* WHAT TO WORK ON: Search the material below for the word "LaTeX" and copy every line in which it occurs.

* PROVIDED RECORDS:
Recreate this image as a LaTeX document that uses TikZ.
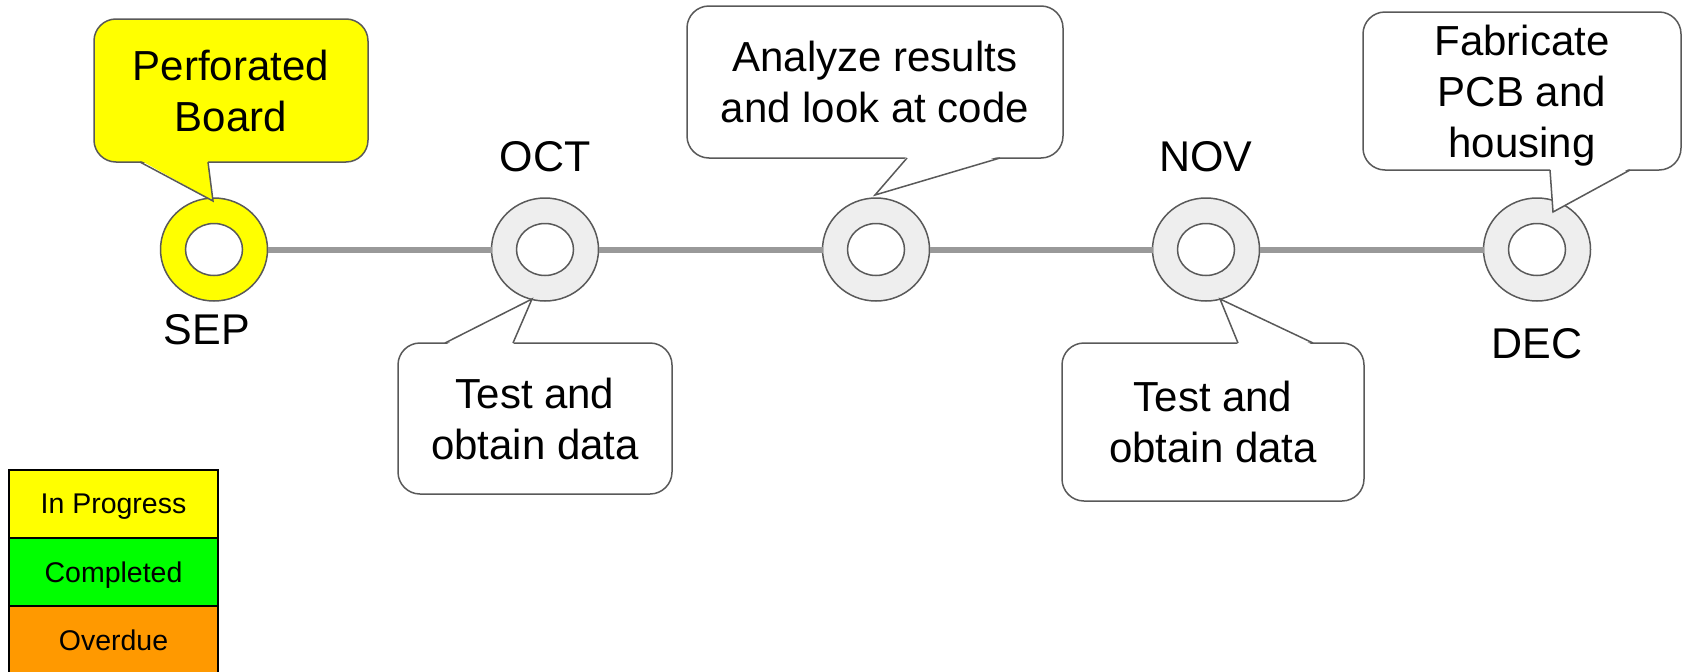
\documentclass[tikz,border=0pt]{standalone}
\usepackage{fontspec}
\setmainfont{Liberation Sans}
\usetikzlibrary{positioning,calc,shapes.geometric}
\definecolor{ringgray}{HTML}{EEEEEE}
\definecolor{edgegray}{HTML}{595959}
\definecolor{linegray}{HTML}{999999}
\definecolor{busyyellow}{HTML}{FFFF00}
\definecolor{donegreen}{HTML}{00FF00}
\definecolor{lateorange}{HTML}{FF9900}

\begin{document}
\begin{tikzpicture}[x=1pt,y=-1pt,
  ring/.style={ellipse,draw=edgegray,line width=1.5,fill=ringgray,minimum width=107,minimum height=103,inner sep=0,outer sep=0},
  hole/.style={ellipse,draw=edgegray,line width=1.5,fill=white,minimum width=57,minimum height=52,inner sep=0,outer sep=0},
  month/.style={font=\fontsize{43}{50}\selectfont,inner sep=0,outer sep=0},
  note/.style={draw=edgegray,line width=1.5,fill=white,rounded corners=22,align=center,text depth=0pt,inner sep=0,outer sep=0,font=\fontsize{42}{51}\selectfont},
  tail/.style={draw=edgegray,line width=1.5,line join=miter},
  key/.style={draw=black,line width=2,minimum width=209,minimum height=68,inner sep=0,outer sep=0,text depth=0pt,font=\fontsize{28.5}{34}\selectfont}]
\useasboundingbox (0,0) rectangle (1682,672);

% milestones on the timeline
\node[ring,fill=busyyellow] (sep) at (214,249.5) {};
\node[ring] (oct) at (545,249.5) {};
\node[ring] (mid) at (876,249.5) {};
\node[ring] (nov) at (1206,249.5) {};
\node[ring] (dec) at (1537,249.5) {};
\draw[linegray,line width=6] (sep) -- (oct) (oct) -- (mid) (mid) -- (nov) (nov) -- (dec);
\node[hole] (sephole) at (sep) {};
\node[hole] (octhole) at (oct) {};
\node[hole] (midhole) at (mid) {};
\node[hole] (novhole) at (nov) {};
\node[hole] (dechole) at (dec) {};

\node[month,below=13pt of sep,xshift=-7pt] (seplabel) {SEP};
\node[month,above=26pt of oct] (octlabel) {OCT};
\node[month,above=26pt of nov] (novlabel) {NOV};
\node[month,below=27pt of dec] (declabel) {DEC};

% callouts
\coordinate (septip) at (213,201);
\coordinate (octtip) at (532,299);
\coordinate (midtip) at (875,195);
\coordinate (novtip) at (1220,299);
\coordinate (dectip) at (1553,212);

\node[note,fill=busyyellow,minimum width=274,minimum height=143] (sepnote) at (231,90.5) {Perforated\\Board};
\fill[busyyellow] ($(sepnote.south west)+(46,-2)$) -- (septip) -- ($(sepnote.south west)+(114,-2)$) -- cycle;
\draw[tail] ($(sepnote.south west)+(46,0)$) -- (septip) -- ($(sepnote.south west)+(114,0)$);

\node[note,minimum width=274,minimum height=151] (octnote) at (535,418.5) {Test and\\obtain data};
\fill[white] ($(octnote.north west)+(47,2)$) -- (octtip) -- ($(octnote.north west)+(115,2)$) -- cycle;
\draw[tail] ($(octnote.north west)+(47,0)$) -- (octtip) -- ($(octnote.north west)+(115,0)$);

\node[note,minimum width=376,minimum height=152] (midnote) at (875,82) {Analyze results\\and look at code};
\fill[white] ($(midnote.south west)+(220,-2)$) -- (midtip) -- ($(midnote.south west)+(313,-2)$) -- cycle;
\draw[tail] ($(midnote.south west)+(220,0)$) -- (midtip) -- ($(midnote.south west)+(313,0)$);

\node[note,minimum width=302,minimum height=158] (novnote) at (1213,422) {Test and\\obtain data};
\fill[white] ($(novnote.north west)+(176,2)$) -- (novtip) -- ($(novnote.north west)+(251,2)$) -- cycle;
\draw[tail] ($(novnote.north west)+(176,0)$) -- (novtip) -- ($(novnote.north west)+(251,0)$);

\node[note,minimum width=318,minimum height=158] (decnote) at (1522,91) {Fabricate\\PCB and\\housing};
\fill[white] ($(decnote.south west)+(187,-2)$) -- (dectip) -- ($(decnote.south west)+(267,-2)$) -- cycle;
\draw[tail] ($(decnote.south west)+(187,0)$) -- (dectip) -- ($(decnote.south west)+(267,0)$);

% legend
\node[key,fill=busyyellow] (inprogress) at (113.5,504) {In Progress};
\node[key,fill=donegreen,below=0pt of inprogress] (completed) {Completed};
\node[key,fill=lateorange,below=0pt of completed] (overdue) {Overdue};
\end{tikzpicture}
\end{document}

...

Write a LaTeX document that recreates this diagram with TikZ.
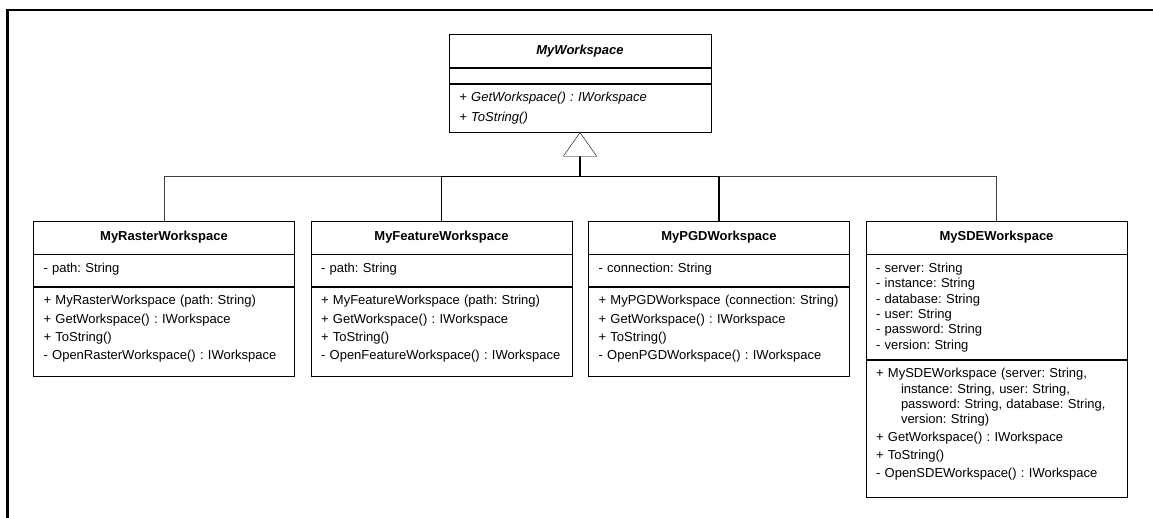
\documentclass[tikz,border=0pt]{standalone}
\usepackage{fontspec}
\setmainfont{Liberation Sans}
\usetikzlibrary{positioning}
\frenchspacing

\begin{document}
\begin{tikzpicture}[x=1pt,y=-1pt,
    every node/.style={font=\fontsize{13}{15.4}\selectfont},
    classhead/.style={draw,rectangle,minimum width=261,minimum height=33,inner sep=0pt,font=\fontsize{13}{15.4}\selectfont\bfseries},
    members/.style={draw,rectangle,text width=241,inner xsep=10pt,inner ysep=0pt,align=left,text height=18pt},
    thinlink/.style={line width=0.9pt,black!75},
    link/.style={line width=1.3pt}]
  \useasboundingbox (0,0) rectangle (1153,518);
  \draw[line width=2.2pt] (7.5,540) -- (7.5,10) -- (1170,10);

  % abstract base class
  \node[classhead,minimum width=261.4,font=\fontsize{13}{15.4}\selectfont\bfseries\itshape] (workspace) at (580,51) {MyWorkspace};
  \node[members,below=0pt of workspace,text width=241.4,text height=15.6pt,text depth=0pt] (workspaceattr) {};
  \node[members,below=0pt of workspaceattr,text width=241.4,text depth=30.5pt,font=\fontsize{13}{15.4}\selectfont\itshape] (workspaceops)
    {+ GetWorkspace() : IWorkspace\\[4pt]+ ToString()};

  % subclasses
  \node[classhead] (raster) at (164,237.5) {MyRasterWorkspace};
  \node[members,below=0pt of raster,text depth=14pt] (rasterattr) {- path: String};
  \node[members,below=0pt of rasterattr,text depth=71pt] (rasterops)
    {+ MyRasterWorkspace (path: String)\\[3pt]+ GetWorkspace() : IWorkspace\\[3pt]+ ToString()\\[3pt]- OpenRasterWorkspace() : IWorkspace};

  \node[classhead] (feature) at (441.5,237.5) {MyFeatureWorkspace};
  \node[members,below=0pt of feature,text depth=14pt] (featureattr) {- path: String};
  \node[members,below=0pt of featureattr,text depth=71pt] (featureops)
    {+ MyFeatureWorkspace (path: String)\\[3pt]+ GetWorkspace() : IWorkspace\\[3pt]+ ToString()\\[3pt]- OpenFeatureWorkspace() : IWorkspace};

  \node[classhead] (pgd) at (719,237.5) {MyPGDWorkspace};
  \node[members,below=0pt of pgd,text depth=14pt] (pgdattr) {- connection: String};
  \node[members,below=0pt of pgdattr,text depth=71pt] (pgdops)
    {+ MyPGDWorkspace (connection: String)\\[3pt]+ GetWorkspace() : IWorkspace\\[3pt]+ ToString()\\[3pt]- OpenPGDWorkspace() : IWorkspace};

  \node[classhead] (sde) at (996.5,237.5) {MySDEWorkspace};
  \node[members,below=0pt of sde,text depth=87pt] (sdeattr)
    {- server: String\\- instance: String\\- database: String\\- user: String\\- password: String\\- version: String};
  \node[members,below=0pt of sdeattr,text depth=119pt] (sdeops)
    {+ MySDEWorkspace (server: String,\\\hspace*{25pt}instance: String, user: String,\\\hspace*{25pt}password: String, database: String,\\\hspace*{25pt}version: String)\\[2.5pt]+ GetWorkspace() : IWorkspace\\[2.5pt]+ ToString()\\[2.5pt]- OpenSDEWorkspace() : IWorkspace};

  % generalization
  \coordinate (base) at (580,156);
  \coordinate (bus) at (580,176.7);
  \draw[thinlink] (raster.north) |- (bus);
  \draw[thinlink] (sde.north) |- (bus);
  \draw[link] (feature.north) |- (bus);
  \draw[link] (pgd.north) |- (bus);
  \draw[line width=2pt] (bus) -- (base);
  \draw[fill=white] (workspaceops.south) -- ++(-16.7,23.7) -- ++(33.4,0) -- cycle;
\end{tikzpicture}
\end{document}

* TASK RESULT:
Recreate this image as a LaTeX document that uses TikZ.
Write a LaTeX document that recreates this diagram with TikZ.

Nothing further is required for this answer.